Afghan Defense Minister Abdul Rahim Wardak said: "If there is a need for an operation, there will be one."

Colonel Tom Collins, a spokesman for NATO's International Security Assistance Force, said on Saturday that NATO was watching the situation, but that no forces were in Musa Qala.

NATO troops pulled out of the town in October after the government and village elders signed a peace agreement.

"It is only a matter of time before [the] government re-establishes control," Collins said.

However, he said NATO had reports that Taliban militants had reinforced defensive positions.

Abdul Baqi, a villager who fled Musa Qala with family members on Saturday, said residents feared a bloody clash was imminent after the Taliban fighters swarmed the town on Wednesday and Thursday, temporarily taking village elders hostage.
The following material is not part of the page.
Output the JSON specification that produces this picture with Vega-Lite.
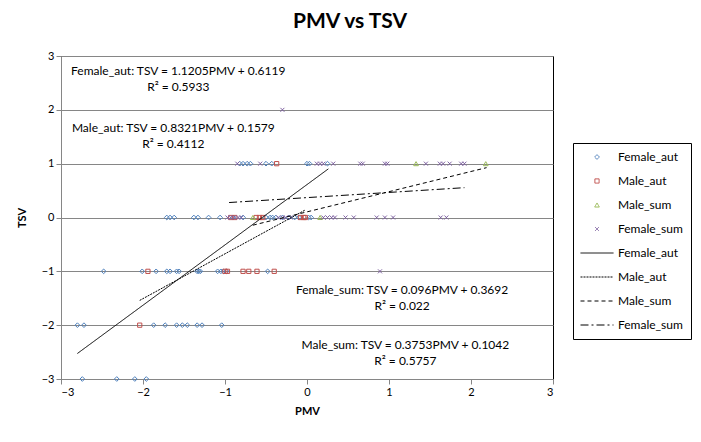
{
  "$schema": "https://vega.github.io/schema/vega-lite/v6.json",
  "width": 492,
  "height": 323,
  "autosize": {"type": "none"},
  "padding": {"left": 61, "top": 56, "right": 148, "bottom": 63},
  "background": "white",
  "title": {"text": "PMV vs TSV", "fontSize": 21, "fontWeight": "bold", "font": "Lato", "color": "black", "anchor": "middle", "dx": 43, "offset": 18},
  "config": {
    "font": "Lato",
    "view": {"stroke": "black", "strokeWidth": 1},
    "axis": {"domainColor": "#868686", "tickColor": "#868686", "tickSize": 5, "labelColor": "black", "labelFontSize": 11, "titleFontSize": 11, "titleFontWeight": "bold", "titleColor": "black", "labelFont": "Lato", "titleFont": "Lato"},
    "legend": {"strokeColor": "black", "padding": 8, "labelFont": "Lato", "labelFontSize": 12, "labelColor": "black", "symbolStrokeWidth": 1, "rowPadding": 12, "symbolOffset": 10, "labelOffset": 15}
  },
  "datasets": {
    "points": [
      {"series": "Female_aut", "PMV": -2.74, "TSV": -3}, {"series": "Female_aut", "PMV": -2.32, "TSV": -3}, {"series": "Female_aut", "PMV": -2.10, "TSV": -3}, {"series": "Female_aut", "PMV": -1.96, "TSV": -3},
      {"series": "Female_aut", "PMV": -2.80, "TSV": -2}, {"series": "Female_aut", "PMV": -2.72, "TSV": -2}, {"series": "Female_aut", "PMV": -1.87, "TSV": -2}, {"series": "Female_aut", "PMV": -1.73, "TSV": -2}, {"series": "Female_aut", "PMV": -1.59, "TSV": -2}, {"series": "Female_aut", "PMV": -1.52, "TSV": -2}, {"series": "Female_aut", "PMV": -1.46, "TSV": -2}, {"series": "Female_aut", "PMV": -1.34, "TSV": -2}, {"series": "Female_aut", "PMV": -1.28, "TSV": -2}, {"series": "Female_aut", "PMV": -1.04, "TSV": -2},
      {"series": "Female_aut", "PMV": -2.48, "TSV": -1}, {"series": "Female_aut", "PMV": -2.01, "TSV": -1}, {"series": "Female_aut", "PMV": -1.84, "TSV": -1}, {"series": "Female_aut", "PMV": -1.71, "TSV": -1}, {"series": "Female_aut", "PMV": -1.67, "TSV": -1}, {"series": "Female_aut", "PMV": -1.59, "TSV": -1}, {"series": "Female_aut", "PMV": -1.56, "TSV": -1}, {"series": "Female_aut", "PMV": -1.34, "TSV": -1}, {"series": "Female_aut", "PMV": -1.32, "TSV": -1}, {"series": "Female_aut", "PMV": -1.30, "TSV": -1}, {"series": "Female_aut", "PMV": -1.09, "TSV": -1}, {"series": "Female_aut", "PMV": -1.05, "TSV": -1}, {"series": "Female_aut", "PMV": -1.02, "TSV": -1}, {"series": "Female_aut", "PMV": -0.98, "TSV": -1}, {"series": "Female_aut", "PMV": -0.48, "TSV": -1},
      {"series": "Female_aut", "PMV": -1.71, "TSV": 0}, {"series": "Female_aut", "PMV": -1.67, "TSV": 0}, {"series": "Female_aut", "PMV": -1.62, "TSV": 0}, {"series": "Female_aut", "PMV": -1.38, "TSV": 0}, {"series": "Female_aut", "PMV": -1.33, "TSV": 0}, {"series": "Female_aut", "PMV": -1.20, "TSV": 0}, {"series": "Female_aut", "PMV": -1.06, "TSV": 0}, {"series": "Female_aut", "PMV": -0.90, "TSV": 0}, {"series": "Female_aut", "PMV": -0.78, "TSV": 0}, {"series": "Female_aut", "PMV": -0.50, "TSV": 0}, {"series": "Female_aut", "PMV": -0.45, "TSV": 0}, {"series": "Female_aut", "PMV": -0.42, "TSV": 0}, {"series": "Female_aut", "PMV": -0.38, "TSV": 0}, {"series": "Female_aut", "PMV": -0.30, "TSV": 0}, {"series": "Female_aut", "PMV": -0.22, "TSV": 0}, {"series": "Female_aut", "PMV": -0.15, "TSV": 0}, {"series": "Female_aut", "PMV": -0.10, "TSV": 0}, {"series": "Female_aut", "PMV": 0.02, "TSV": 0}, {"series": "Female_aut", "PMV": 0.05, "TSV": 0},
      {"series": "Female_aut", "PMV": -0.82, "TSV": 1}, {"series": "Female_aut", "PMV": -0.78, "TSV": 1}, {"series": "Female_aut", "PMV": -0.73, "TSV": 1}, {"series": "Female_aut", "PMV": -0.69, "TSV": 1}, {"series": "Female_aut", "PMV": -0.50, "TSV": 1}, {"series": "Female_aut", "PMV": -0.43, "TSV": 1}, {"series": "Female_aut", "PMV": 0.00, "TSV": 1}, {"series": "Female_aut", "PMV": 0.03, "TSV": 1}, {"series": "Female_aut", "PMV": 0.25, "TSV": 1},
      {"series": "Male_aut", "PMV": -2.04, "TSV": -2},
      {"series": "Male_aut", "PMV": -1.94, "TSV": -1}, {"series": "Male_aut", "PMV": -1.00, "TSV": -1}, {"series": "Male_aut", "PMV": -0.97, "TSV": -1}, {"series": "Male_aut", "PMV": -0.78, "TSV": -1}, {"series": "Male_aut", "PMV": -0.71, "TSV": -1}, {"series": "Male_aut", "PMV": -0.61, "TSV": -1}, {"series": "Male_aut", "PMV": -0.40, "TSV": -1},
      {"series": "Male_aut", "PMV": -0.93, "TSV": 0}, {"series": "Male_aut", "PMV": -0.88, "TSV": 0}, {"series": "Male_aut", "PMV": -0.62, "TSV": 0}, {"series": "Male_aut", "PMV": -0.58, "TSV": 0}, {"series": "Male_aut", "PMV": -0.54, "TSV": 0}, {"series": "Male_aut", "PMV": -0.08, "TSV": 0}, {"series": "Male_aut", "PMV": -0.04, "TSV": 0}, {"series": "Male_aut", "PMV": -0.02, "TSV": 0},
      {"series": "Male_aut", "PMV": -0.37, "TSV": 1},
      {"series": "Male_sum", "PMV": -0.66, "TSV": 0}, {"series": "Male_sum", "PMV": 0.16, "TSV": 0}, {"series": "Male_sum", "PMV": 1.33, "TSV": 1}, {"series": "Male_sum", "PMV": 2.18, "TSV": 1},
      {"series": "Female_sum", "PMV": -0.30, "TSV": 2},
      {"series": "Female_sum", "PMV": -0.85, "TSV": 1}, {"series": "Female_sum", "PMV": -0.57, "TSV": 1}, {"series": "Female_sum", "PMV": 0.12, "TSV": 1}, {"series": "Female_sum", "PMV": 0.16, "TSV": 1}, {"series": "Female_sum", "PMV": 0.20, "TSV": 1}, {"series": "Female_sum", "PMV": 0.32, "TSV": 1}, {"series": "Female_sum", "PMV": 0.65, "TSV": 1}, {"series": "Female_sum", "PMV": 0.68, "TSV": 1}, {"series": "Female_sum", "PMV": 0.95, "TSV": 1}, {"series": "Female_sum", "PMV": 0.98, "TSV": 1}, {"series": "Female_sum", "PMV": 1.45, "TSV": 1}, {"series": "Female_sum", "PMV": 1.62, "TSV": 1}, {"series": "Female_sum", "PMV": 1.66, "TSV": 1}, {"series": "Female_sum", "PMV": 1.74, "TSV": 1}, {"series": "Female_sum", "PMV": 1.88, "TSV": 1}, {"series": "Female_sum", "PMV": 1.92, "TSV": 1},
      {"series": "Female_sum", "PMV": -0.97, "TSV": 0}, {"series": "Female_sum", "PMV": -0.93, "TSV": 0}, {"series": "Female_sum", "PMV": -0.89, "TSV": 0}, {"series": "Female_sum", "PMV": -0.84, "TSV": 0}, {"series": "Female_sum", "PMV": -0.80, "TSV": 0}, {"series": "Female_sum", "PMV": -0.35, "TSV": 0}, {"series": "Female_sum", "PMV": -0.30, "TSV": 0}, {"series": "Female_sum", "PMV": -0.26, "TSV": 0}, {"series": "Female_sum", "PMV": -0.20, "TSV": 0}, {"series": "Female_sum", "PMV": 0.20, "TSV": 0}, {"series": "Female_sum", "PMV": 0.25, "TSV": 0}, {"series": "Female_sum", "PMV": 0.30, "TSV": 0}, {"series": "Female_sum", "PMV": 0.34, "TSV": 0}, {"series": "Female_sum", "PMV": 0.47, "TSV": 0}, {"series": "Female_sum", "PMV": 0.57, "TSV": 0}, {"series": "Female_sum", "PMV": 0.85, "TSV": 0}, {"series": "Female_sum", "PMV": 0.95, "TSV": 0}, {"series": "Female_sum", "PMV": 1.05, "TSV": 0}, {"series": "Female_sum", "PMV": 1.63, "TSV": 0}, {"series": "Female_sum", "PMV": 1.70, "TSV": 0},
      {"series": "Female_sum", "PMV": 0.89, "TSV": -1}
    ],
    "lines": [
      {"series": "Female_aut (line)", "PMV": -2.80, "TSV": -2.526}, {"series": "Female_aut (line)", "PMV": 0.26, "TSV": 0.903},
      {"series": "Male_aut (line)", "PMV": -2.04, "TSV": -1.540}, {"series": "Male_aut (line)", "PMV": -0.02, "TSV": 0.141},
      {"series": "Male_sum (line)", "PMV": -0.66, "TSV": -0.143}, {"series": "Male_sum (line)", "PMV": 2.19, "TSV": 0.926},
      {"series": "Female_sum (line)", "PMV": -0.95, "TSV": 0.278}, {"series": "Female_sum (line)", "PMV": 1.92, "TSV": 0.554}
    ],
    "notes": [
      {"label": "Female_aut: TSV = 1.1205PMV + 0.6119", "PMV": -1.57, "TSV": 2.72},
      {"label": "R² = 0.5933", "PMV": -1.57, "TSV": 2.43},
      {"label": "Male_aut: TSV = 0.8321PMV + 0.1579", "PMV": -1.63, "TSV": 1.67},
      {"label": "R² = 0.4112", "PMV": -1.63, "TSV": 1.37},
      {"label": "Female_sum: TSV = 0.096PMV + 0.3692", "PMV": 1.16, "TSV": -1.35},
      {"label": "R² = 0.022", "PMV": 1.16, "TSV": -1.65},
      {"label": "Male_sum: TSV = 0.3753PMV + 0.1042", "PMV": 1.20, "TSV": -2.37},
      {"label": "R² = 0.5757", "PMV": 1.20, "TSV": -2.67}
    ]
  },
  "encoding": {
    "x": {"field": "PMV", "type": "quantitative", "scale": {"domain": [-3, 3], "nice": false}, "axis": {"title": "PMV", "values": [-3, -2, -1, 0, 1, 2, 3], "grid": false, "titlePadding": 8}},
    "y": {"field": "TSV", "type": "quantitative", "scale": {"domain": [-3, 3], "nice": false}, "axis": {"title": "TSV", "values": [-3, -2, -1, 0, 1, 2, 3], "grid": true, "gridColor": "#868686", "gridOpacity": 1, "titlePadding": 14}}
  },
  "layer": [
    {
      "data": {"name": "points"},
      "mark": {"type": "point", "filled": false, "strokeWidth": 1, "opacity": 1},
      "encoding": {
        "color": {"field": "series", "type": "nominal", "scale": {"domain": ["Female_aut", "Male_aut", "Male_sum", "Female_sum", "Female_aut (line)", "Male_aut (line)", "Male_sum (line)", "Female_sum (line)"], "range": ["#4F81BD", "#C0504D", "#9BBB59", "#8064A2", "black", "black", "black", "black"]}, "legend": {"title": null, "orient": "none", "legendX": 512, "legendY": 87, "labelExpr": "replace(datum.label, ' (line)', '')"}},
        "shape": {"field": "series", "type": "nominal", "scale": {"domain": ["Female_aut", "Male_aut", "Male_sum", "Female_sum", "Female_aut (line)", "Male_aut (line)", "Male_sum (line)", "Female_sum (line)"], "range": ["diamond", "square", "triangle-up", "M-1,-1L1,1M-1,1L1,-1", "M-3,0L3,0", "M-3,0L3,0", "M-3,0L3,0", "M-3,0L3,0"]}, "legend": {"title": null, "orient": "none", "legendX": 512, "legendY": 87, "labelExpr": "replace(datum.label, ' (line)', '')"}},
        "size": {"field": "series", "type": "nominal", "scale": {"type": "ordinal", "domain": ["Female_aut", "Male_aut", "Male_sum", "Female_sum", "Female_aut (line)", "Male_aut (line)", "Male_sum (line)", "Female_sum (line)"], "range": [22, 18, 22, 16, 121, 121, 121, 121]}, "legend": {"title": null, "orient": "none", "legendX": 512, "legendY": 87, "labelExpr": "replace(datum.label, ' (line)', '')"}}
      }
    },
    {
      "data": {"name": "lines"},
      "mark": {"type": "line", "strokeWidth": 1},
      "encoding": {
        "color": {"field": "series", "type": "nominal", "legend": {"title": null, "orient": "none", "legendX": 512, "legendY": 87, "labelExpr": "replace(datum.label, ' (line)', '')"}},
        "strokeDash": {"field": "series", "type": "nominal", "scale": {"domain": ["Female_aut", "Male_aut", "Male_sum", "Female_sum", "Female_aut (line)", "Male_aut (line)", "Male_sum (line)", "Female_sum (line)"], "range": [[1, 0], [1, 0], [1, 0], [1, 0], [1, 0], [2, 1], [4, 3], [8, 3, 2, 3]]}, "legend": {"title": null, "orient": "none", "legendX": 512, "legendY": 87, "labelExpr": "replace(datum.label, ' (line)', '')"}}
      }
    },
    {
      "data": {"name": "notes"},
      "mark": {"type": "text", "fontSize": 12, "font": "Lato", "color": "black", "align": "center", "baseline": "middle"},
      "encoding": {"text": {"field": "label", "type": "nominal"}}
    }
  ]
}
"I'm going to stay with my relatives and will return only if the situation gets better," Baqi said while sitting in his pickup truck in the nearby district of Gereshk.

Resident Mohammad Wali said Taliban fighters had hoisted a flag over the damaged government compound, and another villager said hundreds of residents fled.

British troops fought intense battles with Taliban fighters in Musa Qala in the second half of last year. British forces left Musa Qala in October after elders and the Helmand provincial governor struck a truce that turned over security to local leaders.

A purported Taliban spokesman, Qari Yousef Ahmadi, said that the Taliban took over the town in response to NATO attacks he said violated that agreement -- an apparent reference to a NATO airstrike outside of Musa Qala that killed a senior militant leader and his deputies late last month.

But NATO said the Taliban had never been party to the agreement, and that "by their actions, the Taliban have ended over four months of peace in Musa Qala which, until now, had seen a return to normality with reconstruction and development getting under way."

"It is very clear that the Taliban are acting against the wishes of the people of Musa Qala," a NATO statement said.

Richards, a strong supporter of the British-backed peace agreement, said the Taliban move proved the agreement's success.

"These mechanisms to drive a wedge are an absolute classic part of any counterinsurgency," he said. "Far from being a failure, it shows what a success this can be and how upsetting it can be to the Taliban."